Greg Bahnsen and Gordon Stein Debate

Dr. Greg Bahnsen became known as the "man atheists fear most" due to Michael Martin's cancellation of their scheduled debate.

In 1985, Christian apologist Dr. Greg Bahnsen and prominent proponent of atheism Gordon Stein had a debate at the University of California, Irvine regarding the positions of atheism and theism. John Frame wrote regarding the debate in which Dr. Bahnsen used the transcendental argument for the existence of God that "In the end, Stein walked and talked like a broken man."[3] The Greg Bahnsen-Gordon Stein debate was recorded and transcribed and was dubbed "The Great Debate".[4][5]

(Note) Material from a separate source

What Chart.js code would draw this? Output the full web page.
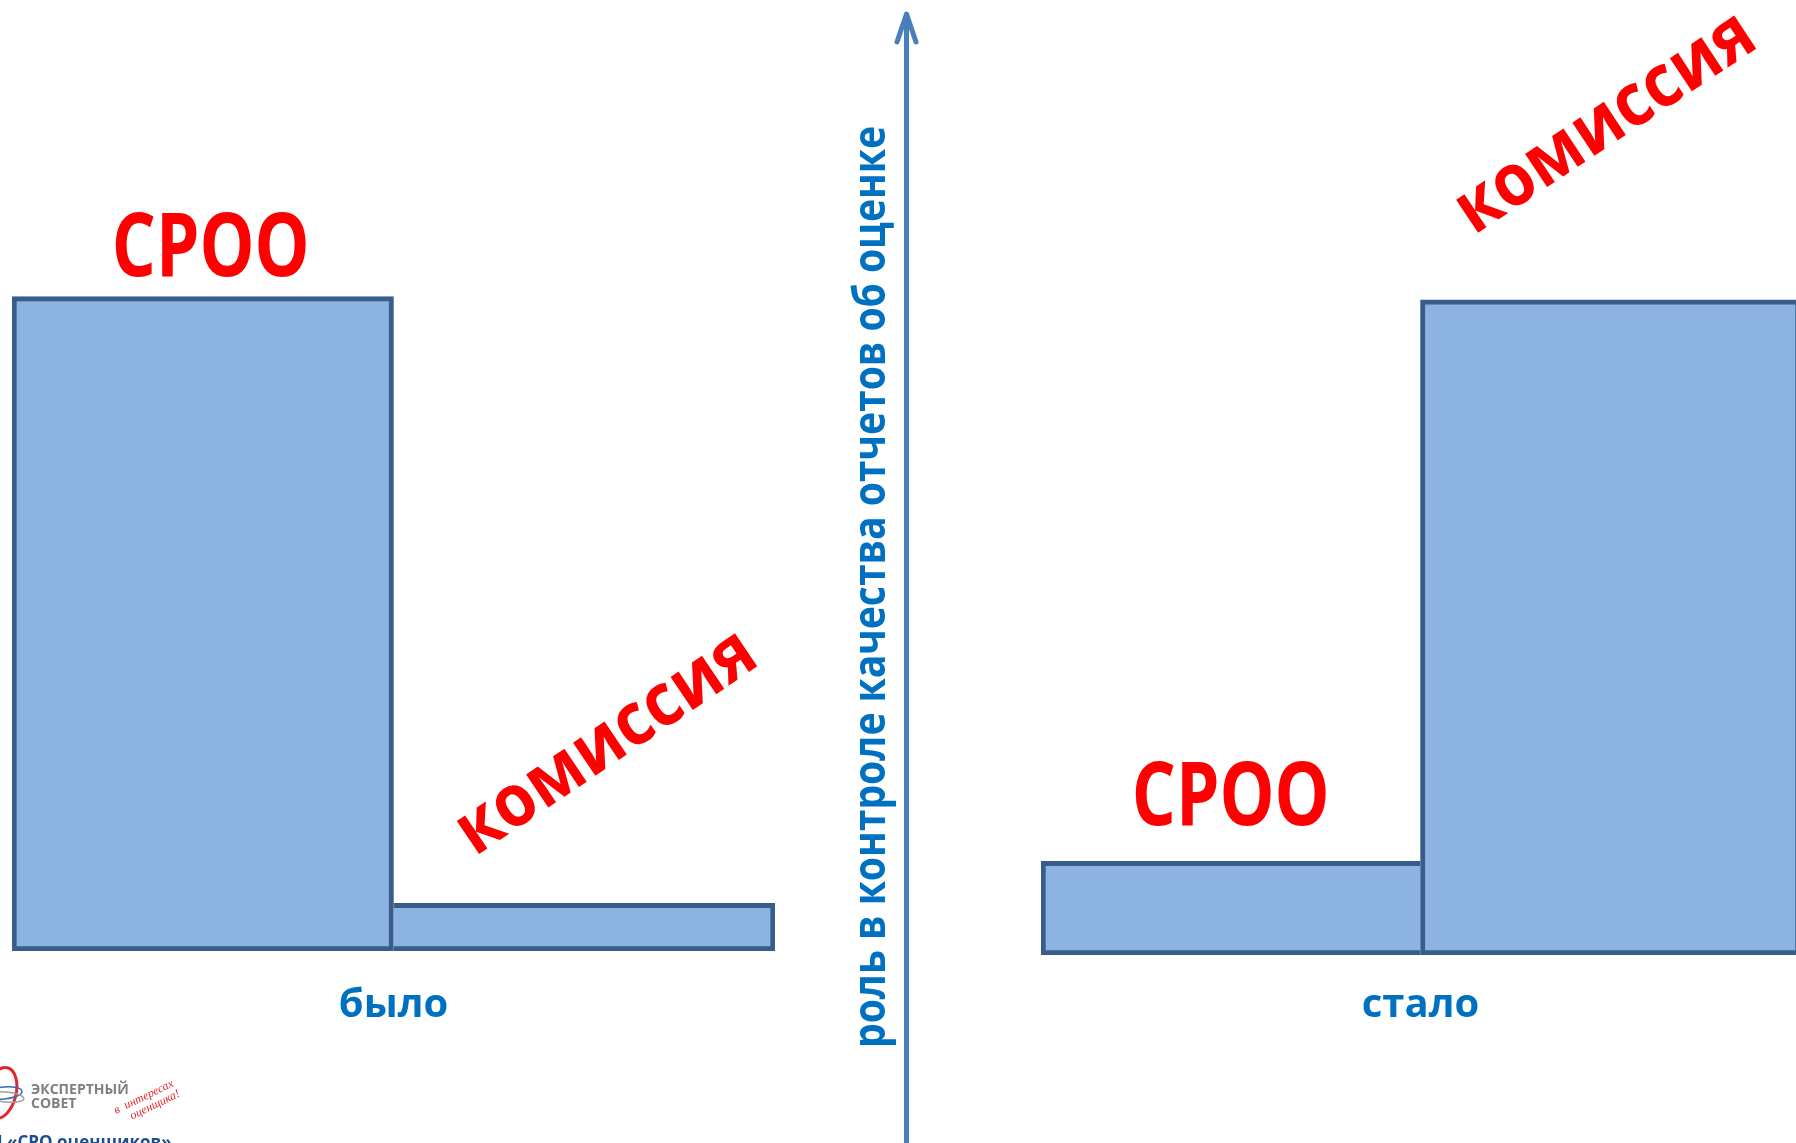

Greg Bahnsen and Michael Martin

Dr. Greg Bahnsen became known as the "man atheists fear most".[6] This is because Harvard-educated Dr. Michael Martin was scheduled to debate Bahnsen but pulled out of the debate at the "eleventh hour". A press release at the time said that Dr. Martin offered ruses on why he pulled out and didn't want the scheduled debate recorded but the real reason was that "...Michael Martin is afraid that he will be publicly humiliated just as his friend and fellow atheist, Dr. Gordon Stein, was..." (see: Press release after Michael Martin pulled out of Martin-Bahnsen debate).

Martin later released his transcendental argument for the non-existence of God (TANG) in 1996 which was rebutted by Christian apologists.[7]